What you have to do: Everything from the first line of the data below through the line that contains "y_ticks = [0, 10, 20, 30, 40, 50, 60, 70, 80]" should be written out exactly, please, and nothing more; the pictures stay out.

# Start of Given information

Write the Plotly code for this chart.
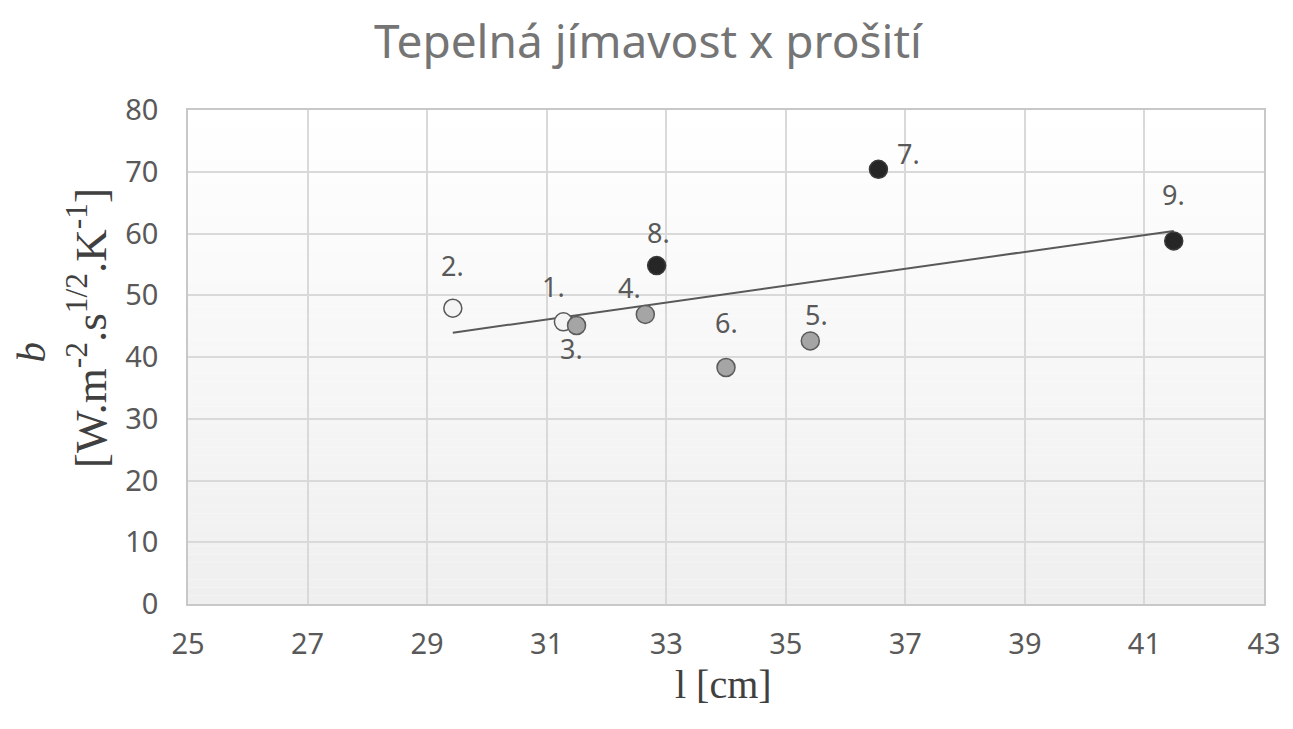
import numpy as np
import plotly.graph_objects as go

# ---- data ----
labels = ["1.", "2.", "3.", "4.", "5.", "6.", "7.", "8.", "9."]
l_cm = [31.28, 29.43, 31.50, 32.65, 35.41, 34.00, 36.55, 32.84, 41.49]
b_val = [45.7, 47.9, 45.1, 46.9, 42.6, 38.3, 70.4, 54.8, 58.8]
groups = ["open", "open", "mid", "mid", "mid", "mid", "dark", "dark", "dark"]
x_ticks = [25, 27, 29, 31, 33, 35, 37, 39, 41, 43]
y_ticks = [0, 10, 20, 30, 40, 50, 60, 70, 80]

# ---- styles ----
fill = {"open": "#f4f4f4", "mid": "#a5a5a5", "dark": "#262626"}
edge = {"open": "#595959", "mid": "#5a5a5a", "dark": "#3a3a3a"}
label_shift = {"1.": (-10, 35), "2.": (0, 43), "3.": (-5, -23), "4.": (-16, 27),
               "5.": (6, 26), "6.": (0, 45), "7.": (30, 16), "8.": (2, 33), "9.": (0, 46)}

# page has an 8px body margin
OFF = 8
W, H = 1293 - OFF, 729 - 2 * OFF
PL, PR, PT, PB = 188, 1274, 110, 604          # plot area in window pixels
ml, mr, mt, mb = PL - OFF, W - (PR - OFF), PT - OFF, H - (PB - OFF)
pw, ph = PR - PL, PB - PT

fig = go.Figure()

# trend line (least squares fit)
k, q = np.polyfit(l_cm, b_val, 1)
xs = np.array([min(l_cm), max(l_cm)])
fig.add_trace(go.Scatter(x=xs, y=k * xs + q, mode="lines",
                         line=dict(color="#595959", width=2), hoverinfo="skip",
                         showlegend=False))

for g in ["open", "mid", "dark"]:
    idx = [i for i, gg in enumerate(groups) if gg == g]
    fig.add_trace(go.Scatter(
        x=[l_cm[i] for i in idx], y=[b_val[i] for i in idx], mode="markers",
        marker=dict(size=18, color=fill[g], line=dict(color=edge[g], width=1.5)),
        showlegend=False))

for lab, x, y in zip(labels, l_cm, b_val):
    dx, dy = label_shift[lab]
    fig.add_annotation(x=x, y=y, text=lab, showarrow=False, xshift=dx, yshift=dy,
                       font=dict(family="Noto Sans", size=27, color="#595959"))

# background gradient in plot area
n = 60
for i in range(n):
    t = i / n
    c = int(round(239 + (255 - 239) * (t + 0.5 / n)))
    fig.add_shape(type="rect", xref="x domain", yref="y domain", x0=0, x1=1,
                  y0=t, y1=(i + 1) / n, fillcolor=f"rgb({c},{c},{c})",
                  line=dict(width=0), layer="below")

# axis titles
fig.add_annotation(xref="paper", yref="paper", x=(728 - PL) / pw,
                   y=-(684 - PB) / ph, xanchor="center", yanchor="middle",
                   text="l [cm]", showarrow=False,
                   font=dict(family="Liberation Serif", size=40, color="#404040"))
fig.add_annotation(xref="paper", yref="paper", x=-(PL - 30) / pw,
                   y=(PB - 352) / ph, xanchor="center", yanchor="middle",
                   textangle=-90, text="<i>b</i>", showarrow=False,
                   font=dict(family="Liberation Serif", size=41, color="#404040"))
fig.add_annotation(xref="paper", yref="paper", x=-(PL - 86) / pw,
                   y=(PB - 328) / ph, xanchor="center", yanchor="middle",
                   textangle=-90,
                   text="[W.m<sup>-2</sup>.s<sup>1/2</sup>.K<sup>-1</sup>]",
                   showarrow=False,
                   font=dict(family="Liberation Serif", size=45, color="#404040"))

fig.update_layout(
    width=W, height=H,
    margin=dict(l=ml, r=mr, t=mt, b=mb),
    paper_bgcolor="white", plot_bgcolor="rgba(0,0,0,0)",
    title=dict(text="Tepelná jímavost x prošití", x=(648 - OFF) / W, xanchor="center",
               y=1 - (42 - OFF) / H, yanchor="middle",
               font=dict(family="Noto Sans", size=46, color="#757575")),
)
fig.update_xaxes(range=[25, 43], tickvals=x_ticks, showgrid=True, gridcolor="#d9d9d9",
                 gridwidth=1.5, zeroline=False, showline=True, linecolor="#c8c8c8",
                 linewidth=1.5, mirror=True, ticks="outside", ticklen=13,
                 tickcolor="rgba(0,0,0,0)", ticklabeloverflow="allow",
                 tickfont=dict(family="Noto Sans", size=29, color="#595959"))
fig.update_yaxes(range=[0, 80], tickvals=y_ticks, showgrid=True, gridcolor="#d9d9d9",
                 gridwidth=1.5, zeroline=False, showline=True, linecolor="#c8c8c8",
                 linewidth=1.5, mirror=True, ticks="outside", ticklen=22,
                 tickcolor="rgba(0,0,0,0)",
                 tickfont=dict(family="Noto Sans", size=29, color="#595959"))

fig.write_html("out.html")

# End of Given information

Answer below:
Write the Plotly code for this chart.
import numpy as np
import plotly.graph_objects as go

# ---- data ----
labels = ["1.", "2.", "3.", "4.", "5.", "6.", "7.", "8.", "9."]
l_cm = [31.28, 29.43, 31.50, 32.65, 35.41, 34.00, 36.55, 32.84, 41.49]
b_val = [45.7, 47.9, 45.1, 46.9, 42.6, 38.3, 70.4, 54.8, 58.8]
groups = ["open", "open", "mid", "mid", "mid", "mid", "dark", "dark", "dark"]
x_ticks = [25, 27, 29, 31, 33, 35, 37, 39, 41, 43]
y_ticks = [0, 10, 20, 30, 40, 50, 60, 70, 80]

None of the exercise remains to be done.